EUROPE - The European Commission has proposed a new directive addressing transparency, competition and securities trading which could allow investment firms to operate across the European Union effectively. The move would replace legislation dating back to 1993.

Says internal market commissioner Frits Bolkestein in remarks posted to the EU website: “If we want a true internal market in financial services, we need investors large and small to be able to invest across borders easily and with confidence.

“That in turn means we need investment firms to be able to work anywhere in the EU, under supervision rigorous enough to weed out the cheats and charlatans, and flexible enough to liberate reputable operators from the headache of 15 different sets of regulations.

“What is more, we need to increase liquidity, make European markets more competitive and raise overall investment by helping people to trade securities at maximum efficiency and at minimum cost.
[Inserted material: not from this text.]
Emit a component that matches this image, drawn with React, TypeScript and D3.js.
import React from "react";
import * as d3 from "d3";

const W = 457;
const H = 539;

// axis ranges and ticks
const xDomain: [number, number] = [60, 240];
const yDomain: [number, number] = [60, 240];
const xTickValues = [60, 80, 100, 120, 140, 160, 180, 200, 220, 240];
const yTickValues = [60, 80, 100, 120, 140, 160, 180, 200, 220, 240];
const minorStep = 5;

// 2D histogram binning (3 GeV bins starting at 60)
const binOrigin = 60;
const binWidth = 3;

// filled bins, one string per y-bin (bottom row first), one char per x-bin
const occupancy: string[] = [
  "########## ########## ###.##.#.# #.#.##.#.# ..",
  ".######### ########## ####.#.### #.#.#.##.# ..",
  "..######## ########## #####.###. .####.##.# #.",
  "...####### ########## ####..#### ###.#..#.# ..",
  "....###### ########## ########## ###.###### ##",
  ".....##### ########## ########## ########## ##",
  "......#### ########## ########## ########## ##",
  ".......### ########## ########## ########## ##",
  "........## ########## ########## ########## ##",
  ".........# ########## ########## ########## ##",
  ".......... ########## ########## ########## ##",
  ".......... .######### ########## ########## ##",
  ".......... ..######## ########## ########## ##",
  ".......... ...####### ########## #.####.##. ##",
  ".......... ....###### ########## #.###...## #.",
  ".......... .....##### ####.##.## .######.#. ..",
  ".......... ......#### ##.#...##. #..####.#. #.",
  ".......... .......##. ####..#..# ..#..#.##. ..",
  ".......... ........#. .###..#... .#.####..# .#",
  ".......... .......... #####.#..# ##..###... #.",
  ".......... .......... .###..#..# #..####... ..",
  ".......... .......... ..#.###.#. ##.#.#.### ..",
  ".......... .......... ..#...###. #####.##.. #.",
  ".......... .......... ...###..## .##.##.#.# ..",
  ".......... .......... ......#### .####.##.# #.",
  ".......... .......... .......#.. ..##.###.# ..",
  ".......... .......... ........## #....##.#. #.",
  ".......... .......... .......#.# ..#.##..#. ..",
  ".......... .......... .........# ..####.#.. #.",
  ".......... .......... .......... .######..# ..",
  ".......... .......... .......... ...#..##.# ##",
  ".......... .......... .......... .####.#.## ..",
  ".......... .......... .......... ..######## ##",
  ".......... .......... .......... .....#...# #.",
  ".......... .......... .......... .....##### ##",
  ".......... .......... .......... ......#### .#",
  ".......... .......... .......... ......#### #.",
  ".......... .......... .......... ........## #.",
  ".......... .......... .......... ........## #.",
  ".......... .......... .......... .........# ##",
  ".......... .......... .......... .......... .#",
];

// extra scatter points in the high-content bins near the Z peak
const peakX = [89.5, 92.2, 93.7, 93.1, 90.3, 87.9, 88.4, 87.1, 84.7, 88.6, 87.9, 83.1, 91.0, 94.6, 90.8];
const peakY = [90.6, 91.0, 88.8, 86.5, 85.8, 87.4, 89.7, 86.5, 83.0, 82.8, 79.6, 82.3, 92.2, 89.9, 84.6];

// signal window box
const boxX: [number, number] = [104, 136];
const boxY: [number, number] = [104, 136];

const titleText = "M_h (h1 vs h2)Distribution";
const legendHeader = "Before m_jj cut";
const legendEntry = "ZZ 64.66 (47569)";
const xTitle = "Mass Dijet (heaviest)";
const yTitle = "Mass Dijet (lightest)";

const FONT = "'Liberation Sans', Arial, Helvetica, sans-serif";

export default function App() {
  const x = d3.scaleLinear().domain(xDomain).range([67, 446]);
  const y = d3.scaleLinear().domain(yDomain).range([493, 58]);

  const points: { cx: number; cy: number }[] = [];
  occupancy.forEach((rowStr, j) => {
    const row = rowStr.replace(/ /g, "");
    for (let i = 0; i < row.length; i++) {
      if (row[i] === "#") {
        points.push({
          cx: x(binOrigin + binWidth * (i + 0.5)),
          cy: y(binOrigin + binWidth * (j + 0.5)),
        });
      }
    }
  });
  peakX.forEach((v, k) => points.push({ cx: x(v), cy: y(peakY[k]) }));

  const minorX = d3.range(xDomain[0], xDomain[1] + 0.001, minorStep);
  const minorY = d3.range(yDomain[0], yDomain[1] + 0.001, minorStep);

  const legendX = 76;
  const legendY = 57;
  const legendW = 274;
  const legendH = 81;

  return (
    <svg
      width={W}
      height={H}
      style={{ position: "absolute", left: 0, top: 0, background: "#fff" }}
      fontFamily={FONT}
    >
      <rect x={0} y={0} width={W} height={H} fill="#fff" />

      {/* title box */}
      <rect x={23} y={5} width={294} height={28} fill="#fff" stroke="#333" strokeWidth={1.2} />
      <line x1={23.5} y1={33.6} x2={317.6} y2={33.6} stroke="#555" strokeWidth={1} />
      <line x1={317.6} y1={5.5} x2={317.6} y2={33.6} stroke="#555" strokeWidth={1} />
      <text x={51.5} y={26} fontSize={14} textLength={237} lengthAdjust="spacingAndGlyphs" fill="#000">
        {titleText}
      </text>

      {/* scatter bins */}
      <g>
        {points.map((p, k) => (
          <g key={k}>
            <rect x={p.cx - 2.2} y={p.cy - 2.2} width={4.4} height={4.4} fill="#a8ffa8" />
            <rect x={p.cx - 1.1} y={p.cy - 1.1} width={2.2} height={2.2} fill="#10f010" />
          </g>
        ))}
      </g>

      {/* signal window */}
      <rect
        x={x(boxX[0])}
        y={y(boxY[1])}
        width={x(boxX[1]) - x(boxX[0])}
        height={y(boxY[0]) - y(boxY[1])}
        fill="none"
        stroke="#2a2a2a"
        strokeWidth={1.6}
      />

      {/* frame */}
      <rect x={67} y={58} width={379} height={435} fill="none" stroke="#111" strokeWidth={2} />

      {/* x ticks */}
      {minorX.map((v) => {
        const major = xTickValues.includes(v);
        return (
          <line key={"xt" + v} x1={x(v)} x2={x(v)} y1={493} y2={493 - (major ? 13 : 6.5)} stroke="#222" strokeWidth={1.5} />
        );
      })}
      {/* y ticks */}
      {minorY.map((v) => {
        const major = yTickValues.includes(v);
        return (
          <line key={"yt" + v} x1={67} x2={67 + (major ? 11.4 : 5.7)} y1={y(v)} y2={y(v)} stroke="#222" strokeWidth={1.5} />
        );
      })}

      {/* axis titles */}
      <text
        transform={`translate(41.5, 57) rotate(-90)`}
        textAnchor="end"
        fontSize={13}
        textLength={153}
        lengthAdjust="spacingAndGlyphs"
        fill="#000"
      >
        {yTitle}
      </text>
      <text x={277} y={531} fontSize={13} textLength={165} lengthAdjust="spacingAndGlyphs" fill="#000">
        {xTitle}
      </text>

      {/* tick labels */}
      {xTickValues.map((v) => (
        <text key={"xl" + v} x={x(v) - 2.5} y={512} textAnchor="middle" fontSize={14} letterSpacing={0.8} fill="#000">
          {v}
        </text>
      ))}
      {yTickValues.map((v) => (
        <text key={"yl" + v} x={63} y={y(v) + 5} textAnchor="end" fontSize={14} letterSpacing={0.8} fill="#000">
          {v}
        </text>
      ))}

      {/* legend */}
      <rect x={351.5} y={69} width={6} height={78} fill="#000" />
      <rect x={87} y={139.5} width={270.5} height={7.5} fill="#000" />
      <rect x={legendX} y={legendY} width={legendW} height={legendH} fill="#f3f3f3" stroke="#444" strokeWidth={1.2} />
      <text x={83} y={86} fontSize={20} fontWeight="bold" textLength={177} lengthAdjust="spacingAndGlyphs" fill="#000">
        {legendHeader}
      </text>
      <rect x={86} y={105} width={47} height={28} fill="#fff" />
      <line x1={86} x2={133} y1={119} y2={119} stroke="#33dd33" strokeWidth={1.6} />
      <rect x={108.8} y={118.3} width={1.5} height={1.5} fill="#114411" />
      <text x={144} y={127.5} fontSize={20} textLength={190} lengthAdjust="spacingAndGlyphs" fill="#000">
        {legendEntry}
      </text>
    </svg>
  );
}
That means making the most of new ways of trading."

Structural changes in EU financial markets, such as greater participation of retail investors, increased competition between exchanges and trading systems, and the growth of cross-border equity transactions, have made new legislation necessary, the Commission says.

The current directive is not seen as being robust enough in practice to ensure investment firms can operate EU-wide on the basis of approval in their home country.

By reinforcing and extending the principle that authorised and supervised firms should have the right to operate anywhere in the EU, it is hoped that the new proposal will enhance the practical application of the “single passport” for investment firms.

In terms of regulatory conditions, the proposed new directive seeks to update and harmonise the disciplines that “investment firms must respect when acting on behalf of their clients”. These regulations tackle areas such as: conduct of business; handling clients’ orders, managing conflicts of interest, transparency, and execution.

The directive would also broaden the range of investment services for which authorisation is required. Investment advice, financial analysis and research would be subject to provisions regarding conflicts of interest and conduct of business.

Comments Robin Clark, acting secretary general for the European Asset Management Association: “to date, in European single market terms, the European Commission, although effective in introducing regulations, has not been effective in ensuring that these regulations are complied with by all member states. “

Clark, however, is confident about the new proposal. “The new director general of the Internal Markets Directorate at the European Commission, Alexander Schaub, seems more in tune with enforcing compliance - having come from the competition directorate - and the Commission will most likely be more pro-active in the future."

The new proposal follows two periods of extensive consultation, including an open hearing in Brussels in April this year. The proposal will now be forwarded to the European Parliament and the EU’s Council of Ministers for adoption under the so-called co-decision procedure.